---- Data listing

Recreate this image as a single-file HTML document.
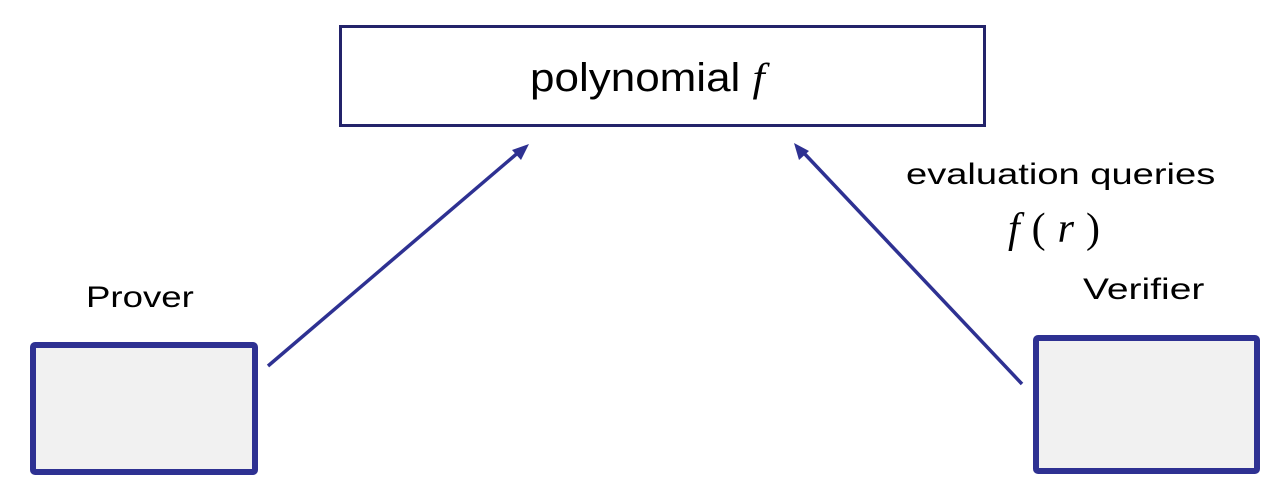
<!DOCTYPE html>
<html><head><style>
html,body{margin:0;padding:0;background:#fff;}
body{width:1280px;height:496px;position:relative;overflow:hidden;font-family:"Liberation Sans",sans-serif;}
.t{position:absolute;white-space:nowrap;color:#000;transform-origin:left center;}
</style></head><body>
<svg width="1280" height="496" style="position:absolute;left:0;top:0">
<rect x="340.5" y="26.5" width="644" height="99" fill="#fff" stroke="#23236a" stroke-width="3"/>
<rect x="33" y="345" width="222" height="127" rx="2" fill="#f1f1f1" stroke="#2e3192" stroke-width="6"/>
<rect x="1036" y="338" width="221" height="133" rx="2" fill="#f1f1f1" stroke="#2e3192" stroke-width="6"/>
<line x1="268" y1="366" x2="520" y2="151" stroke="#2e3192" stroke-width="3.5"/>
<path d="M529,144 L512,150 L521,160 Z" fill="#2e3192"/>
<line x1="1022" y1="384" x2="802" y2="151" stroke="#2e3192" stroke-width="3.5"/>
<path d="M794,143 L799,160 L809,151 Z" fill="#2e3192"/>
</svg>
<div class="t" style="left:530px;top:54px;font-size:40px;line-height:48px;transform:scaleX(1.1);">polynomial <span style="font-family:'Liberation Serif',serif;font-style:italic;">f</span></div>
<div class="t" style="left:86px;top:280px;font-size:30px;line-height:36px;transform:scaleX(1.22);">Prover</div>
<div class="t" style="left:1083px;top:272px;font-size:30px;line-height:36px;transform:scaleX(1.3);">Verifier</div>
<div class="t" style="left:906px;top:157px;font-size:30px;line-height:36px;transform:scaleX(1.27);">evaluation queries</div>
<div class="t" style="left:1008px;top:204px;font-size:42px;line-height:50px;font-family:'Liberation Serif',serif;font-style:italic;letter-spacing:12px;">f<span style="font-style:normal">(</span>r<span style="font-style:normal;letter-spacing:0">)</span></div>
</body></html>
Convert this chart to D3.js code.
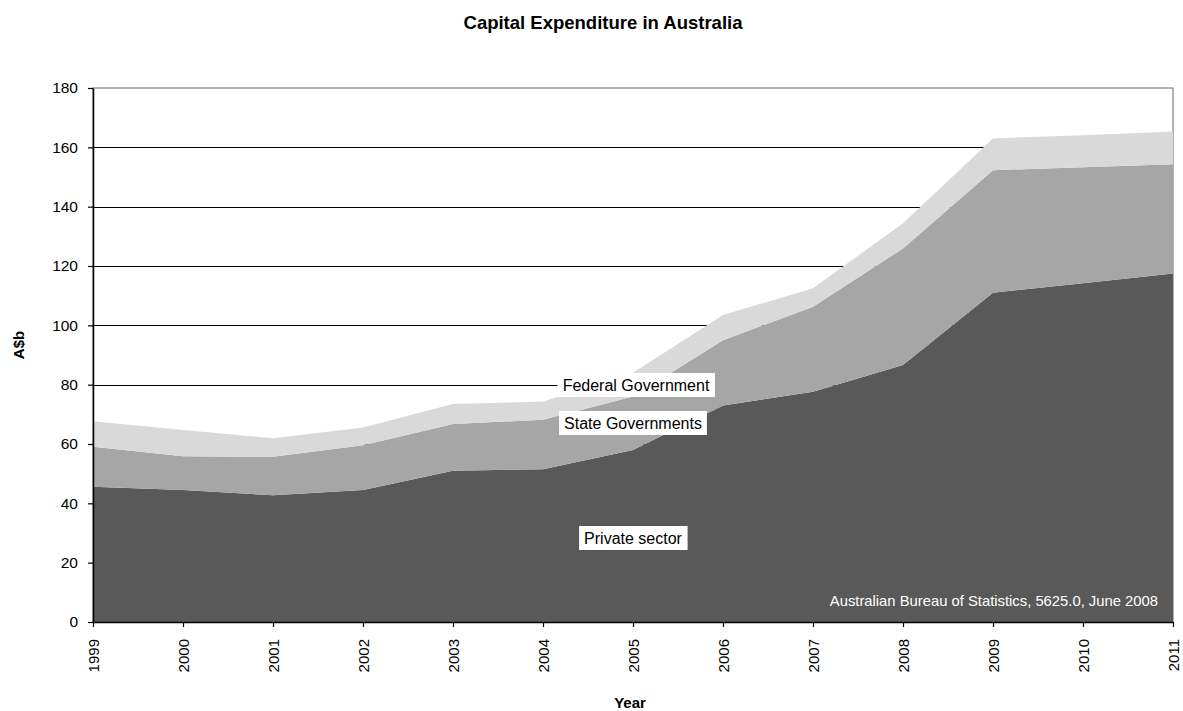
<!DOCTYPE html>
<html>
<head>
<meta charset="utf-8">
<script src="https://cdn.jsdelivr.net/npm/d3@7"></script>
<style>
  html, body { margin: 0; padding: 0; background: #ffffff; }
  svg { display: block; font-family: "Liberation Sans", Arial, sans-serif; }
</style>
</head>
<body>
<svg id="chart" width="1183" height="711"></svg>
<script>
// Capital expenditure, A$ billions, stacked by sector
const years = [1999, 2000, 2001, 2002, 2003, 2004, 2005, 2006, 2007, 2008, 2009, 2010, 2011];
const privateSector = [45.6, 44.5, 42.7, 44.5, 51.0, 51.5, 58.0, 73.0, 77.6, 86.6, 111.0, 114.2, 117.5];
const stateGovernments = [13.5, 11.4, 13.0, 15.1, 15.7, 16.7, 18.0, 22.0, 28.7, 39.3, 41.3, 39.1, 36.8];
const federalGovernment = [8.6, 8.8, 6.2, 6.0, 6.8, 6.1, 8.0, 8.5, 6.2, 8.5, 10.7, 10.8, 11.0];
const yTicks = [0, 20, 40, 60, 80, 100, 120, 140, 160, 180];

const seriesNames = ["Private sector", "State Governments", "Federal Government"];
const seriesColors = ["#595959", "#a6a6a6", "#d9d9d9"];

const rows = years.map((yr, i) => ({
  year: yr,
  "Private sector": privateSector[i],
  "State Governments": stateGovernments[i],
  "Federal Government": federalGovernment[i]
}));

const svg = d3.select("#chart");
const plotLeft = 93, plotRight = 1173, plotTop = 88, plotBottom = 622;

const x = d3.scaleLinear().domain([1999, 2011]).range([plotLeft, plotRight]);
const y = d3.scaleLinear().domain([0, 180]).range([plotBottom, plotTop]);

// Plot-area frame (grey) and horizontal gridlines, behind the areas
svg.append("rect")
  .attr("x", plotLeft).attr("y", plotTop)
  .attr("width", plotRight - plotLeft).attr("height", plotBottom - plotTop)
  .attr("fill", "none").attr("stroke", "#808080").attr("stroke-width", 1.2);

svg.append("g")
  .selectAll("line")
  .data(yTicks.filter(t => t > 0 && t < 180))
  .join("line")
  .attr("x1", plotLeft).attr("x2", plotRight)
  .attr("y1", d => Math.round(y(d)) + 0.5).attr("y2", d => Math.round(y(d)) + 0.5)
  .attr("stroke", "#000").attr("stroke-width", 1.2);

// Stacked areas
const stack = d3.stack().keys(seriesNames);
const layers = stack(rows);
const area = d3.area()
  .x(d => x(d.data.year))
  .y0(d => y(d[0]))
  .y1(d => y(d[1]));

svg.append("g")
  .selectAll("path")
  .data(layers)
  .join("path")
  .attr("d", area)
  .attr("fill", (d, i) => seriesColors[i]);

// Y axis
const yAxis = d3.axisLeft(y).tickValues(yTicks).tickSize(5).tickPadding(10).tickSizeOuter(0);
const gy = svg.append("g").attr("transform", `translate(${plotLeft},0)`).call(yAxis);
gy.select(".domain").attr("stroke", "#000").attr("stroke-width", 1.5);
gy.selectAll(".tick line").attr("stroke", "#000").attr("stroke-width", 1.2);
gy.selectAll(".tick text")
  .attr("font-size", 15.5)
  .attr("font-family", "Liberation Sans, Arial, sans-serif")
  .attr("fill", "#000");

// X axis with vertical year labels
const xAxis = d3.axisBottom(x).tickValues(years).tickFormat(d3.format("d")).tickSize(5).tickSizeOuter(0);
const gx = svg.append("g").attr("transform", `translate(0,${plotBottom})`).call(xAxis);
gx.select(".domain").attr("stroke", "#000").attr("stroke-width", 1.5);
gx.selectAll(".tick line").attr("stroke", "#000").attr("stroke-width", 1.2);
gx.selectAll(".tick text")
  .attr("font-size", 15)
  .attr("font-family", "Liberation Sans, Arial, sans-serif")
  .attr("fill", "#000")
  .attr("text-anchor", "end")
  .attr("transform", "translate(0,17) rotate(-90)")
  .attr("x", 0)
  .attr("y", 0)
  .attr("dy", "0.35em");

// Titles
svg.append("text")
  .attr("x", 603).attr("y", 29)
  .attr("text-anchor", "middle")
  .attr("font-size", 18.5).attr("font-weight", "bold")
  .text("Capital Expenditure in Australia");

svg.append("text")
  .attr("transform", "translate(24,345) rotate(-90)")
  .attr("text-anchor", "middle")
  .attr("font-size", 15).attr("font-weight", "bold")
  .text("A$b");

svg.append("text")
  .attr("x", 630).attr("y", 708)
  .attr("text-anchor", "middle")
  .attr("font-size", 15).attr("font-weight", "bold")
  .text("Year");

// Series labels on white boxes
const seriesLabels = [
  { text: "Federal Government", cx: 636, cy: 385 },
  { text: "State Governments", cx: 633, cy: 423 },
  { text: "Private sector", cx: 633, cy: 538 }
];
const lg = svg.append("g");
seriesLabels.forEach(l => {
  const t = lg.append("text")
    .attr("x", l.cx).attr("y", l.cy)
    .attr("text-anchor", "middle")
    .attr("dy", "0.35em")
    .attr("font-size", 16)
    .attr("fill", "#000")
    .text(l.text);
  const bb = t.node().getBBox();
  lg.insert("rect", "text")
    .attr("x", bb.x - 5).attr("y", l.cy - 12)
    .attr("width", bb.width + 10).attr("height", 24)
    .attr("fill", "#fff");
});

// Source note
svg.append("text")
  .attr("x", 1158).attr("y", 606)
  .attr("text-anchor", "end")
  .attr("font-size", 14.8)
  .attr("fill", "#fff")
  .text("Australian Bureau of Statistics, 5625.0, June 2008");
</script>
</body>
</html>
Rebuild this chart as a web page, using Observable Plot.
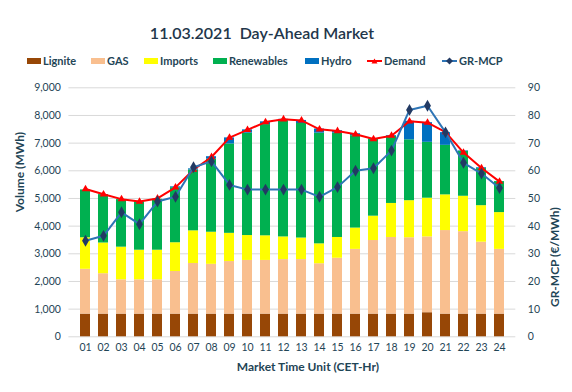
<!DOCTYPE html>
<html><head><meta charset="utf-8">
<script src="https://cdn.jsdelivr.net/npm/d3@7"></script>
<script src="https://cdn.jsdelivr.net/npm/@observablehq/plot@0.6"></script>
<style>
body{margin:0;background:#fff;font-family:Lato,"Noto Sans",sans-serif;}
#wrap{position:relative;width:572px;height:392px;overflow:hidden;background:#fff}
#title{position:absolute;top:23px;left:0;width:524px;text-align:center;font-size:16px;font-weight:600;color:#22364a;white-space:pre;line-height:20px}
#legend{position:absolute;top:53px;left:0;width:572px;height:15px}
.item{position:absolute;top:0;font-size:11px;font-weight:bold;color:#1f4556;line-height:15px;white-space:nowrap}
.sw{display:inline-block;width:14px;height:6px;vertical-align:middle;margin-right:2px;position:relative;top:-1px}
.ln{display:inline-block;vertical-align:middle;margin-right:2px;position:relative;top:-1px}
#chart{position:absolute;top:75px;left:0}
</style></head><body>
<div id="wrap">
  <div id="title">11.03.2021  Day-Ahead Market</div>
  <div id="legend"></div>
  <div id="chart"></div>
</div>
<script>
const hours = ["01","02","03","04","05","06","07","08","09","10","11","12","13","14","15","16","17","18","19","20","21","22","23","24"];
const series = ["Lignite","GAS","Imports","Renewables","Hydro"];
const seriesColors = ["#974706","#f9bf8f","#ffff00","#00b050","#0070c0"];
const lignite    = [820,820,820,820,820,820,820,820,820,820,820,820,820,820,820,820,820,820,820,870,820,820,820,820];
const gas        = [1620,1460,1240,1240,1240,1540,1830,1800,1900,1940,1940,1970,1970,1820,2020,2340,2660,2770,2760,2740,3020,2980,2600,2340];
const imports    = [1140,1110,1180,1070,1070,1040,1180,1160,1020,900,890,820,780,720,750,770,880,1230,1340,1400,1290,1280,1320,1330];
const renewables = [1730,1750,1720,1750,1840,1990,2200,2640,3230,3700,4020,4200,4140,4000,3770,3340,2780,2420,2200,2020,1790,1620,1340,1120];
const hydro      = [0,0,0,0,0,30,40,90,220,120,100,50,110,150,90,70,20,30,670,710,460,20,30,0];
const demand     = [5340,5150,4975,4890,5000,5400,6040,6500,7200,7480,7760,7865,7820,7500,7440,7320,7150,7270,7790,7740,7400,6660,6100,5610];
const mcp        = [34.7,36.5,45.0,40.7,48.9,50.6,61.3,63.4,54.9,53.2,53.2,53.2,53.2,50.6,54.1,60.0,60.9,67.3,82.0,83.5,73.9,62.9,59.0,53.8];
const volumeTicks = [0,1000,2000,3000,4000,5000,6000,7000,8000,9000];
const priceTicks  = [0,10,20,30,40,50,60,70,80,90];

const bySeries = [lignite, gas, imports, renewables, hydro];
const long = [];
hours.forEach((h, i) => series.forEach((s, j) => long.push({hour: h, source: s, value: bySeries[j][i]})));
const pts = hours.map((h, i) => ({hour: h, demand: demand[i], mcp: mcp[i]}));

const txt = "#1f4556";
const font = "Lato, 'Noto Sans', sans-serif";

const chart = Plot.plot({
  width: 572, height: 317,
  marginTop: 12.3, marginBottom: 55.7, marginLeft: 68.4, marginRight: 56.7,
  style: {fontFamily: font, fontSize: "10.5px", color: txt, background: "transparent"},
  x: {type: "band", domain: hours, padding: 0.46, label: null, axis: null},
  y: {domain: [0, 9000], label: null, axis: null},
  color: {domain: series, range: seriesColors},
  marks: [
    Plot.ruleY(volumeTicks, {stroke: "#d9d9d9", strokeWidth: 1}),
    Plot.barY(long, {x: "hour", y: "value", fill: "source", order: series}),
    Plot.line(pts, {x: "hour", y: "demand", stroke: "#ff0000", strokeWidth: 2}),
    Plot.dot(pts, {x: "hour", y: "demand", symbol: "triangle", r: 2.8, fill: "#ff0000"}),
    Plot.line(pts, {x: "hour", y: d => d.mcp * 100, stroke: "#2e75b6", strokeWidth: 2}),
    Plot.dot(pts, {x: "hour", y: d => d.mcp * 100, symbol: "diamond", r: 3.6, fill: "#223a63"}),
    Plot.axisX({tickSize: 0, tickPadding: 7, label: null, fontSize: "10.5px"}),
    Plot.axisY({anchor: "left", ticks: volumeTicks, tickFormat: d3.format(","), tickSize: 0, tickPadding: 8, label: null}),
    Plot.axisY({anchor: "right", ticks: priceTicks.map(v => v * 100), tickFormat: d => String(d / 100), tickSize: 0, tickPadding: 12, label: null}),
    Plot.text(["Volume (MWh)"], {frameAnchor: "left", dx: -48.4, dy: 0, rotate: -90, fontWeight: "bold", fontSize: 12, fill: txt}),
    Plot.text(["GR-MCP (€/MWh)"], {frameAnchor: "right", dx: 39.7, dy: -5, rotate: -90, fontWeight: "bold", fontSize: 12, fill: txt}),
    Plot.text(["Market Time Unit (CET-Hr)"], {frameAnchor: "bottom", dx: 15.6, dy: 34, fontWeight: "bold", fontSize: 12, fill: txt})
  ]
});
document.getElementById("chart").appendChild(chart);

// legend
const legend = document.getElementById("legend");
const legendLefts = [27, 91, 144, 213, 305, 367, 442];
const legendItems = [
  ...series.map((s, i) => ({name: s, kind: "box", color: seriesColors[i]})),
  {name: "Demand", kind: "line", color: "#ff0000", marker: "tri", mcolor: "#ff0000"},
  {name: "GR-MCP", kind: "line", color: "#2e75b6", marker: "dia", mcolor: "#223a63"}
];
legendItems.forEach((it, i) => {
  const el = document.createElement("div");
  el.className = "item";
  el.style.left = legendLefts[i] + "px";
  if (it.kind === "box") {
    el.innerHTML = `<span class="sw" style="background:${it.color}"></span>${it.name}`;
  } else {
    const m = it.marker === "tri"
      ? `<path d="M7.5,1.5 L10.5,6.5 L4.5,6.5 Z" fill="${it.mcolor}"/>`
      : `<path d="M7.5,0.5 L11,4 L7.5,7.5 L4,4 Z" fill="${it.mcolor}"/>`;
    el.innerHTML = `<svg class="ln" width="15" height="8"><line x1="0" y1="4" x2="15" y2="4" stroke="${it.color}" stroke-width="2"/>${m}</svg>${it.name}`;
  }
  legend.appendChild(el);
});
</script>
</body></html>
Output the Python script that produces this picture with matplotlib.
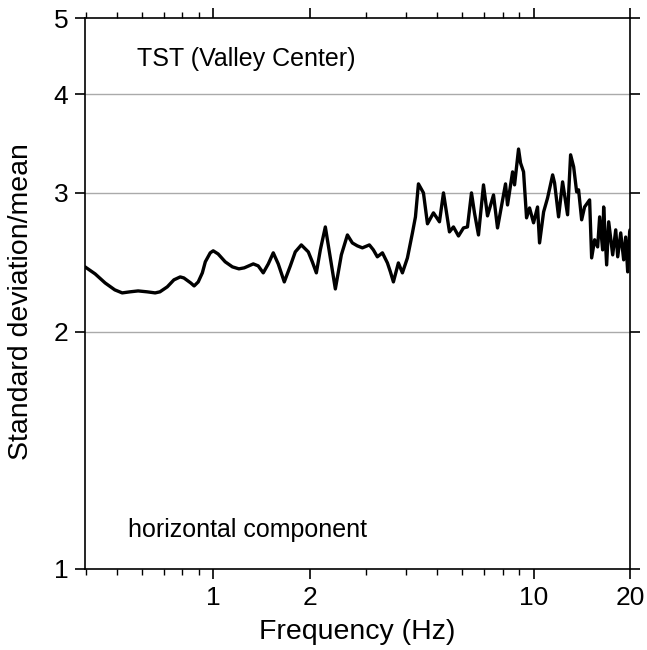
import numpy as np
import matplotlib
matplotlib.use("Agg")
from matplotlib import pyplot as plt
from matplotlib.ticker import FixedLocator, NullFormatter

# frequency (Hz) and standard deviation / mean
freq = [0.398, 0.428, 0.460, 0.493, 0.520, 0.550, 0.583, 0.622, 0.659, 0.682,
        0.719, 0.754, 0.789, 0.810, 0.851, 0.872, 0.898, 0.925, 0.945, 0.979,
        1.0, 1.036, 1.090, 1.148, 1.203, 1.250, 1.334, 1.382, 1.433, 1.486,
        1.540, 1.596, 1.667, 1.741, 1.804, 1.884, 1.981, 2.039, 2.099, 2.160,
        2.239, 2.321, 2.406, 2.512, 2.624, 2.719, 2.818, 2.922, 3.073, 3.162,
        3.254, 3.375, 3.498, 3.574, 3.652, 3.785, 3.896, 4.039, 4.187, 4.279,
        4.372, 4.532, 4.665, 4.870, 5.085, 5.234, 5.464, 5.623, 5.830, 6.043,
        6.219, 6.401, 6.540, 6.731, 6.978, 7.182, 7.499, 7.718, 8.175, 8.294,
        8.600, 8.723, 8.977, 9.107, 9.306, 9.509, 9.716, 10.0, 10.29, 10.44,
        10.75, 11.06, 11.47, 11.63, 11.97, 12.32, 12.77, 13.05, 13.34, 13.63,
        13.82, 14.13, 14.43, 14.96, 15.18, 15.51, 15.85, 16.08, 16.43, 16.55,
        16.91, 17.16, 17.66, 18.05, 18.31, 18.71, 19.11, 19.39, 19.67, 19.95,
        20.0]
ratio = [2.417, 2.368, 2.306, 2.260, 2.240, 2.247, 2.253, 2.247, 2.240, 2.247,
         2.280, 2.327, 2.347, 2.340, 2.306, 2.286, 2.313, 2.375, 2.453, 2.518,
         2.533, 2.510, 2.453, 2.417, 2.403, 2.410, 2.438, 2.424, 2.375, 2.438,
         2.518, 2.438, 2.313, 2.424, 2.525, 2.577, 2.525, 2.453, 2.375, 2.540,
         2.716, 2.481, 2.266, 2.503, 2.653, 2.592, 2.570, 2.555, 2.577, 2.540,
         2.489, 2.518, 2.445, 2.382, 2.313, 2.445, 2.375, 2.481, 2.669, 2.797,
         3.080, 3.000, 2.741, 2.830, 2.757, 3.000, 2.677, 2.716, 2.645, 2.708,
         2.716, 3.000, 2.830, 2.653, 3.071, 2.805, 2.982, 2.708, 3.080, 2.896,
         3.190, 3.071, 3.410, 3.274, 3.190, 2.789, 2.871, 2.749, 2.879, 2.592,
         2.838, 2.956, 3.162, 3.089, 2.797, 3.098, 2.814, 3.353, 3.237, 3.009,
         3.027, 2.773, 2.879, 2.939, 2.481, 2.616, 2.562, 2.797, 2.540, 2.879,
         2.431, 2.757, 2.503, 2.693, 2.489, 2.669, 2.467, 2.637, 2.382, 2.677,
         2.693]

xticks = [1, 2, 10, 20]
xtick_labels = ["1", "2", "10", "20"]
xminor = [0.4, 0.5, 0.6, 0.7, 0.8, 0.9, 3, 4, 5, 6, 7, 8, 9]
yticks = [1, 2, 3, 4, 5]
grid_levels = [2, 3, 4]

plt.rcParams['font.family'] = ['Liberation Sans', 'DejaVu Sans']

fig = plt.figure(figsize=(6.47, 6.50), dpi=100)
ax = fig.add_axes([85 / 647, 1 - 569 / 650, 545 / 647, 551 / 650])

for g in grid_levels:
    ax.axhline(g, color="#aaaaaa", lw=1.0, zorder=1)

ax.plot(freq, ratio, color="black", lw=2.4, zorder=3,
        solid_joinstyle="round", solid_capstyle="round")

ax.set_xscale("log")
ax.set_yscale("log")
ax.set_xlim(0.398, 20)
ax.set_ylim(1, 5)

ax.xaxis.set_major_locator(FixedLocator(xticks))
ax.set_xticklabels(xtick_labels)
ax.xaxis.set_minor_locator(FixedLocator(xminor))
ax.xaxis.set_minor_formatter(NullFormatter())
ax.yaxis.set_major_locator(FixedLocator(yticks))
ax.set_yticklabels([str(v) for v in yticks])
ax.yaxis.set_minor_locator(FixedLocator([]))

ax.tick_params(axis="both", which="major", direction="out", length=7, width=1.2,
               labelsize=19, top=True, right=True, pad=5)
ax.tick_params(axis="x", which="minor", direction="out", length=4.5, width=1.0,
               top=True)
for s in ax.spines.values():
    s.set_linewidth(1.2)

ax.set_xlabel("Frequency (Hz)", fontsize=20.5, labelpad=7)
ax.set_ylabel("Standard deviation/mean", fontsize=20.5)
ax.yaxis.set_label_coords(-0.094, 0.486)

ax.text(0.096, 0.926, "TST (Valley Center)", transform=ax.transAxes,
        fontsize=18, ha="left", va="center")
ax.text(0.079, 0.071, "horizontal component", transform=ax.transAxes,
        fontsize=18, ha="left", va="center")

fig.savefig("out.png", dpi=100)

--------

**Problem statement**
All lines above from the one containing "Output the Python" through the one containing "from matplotlib.ticker import" are to be quoted exactly, and only those; pictures are left out.

**Task output**
Output the Python script that produces this picture with matplotlib.
import numpy as np
import matplotlib
matplotlib.use("Agg")
from matplotlib import pyplot as plt
from matplotlib.ticker import FixedLocator, NullFormatter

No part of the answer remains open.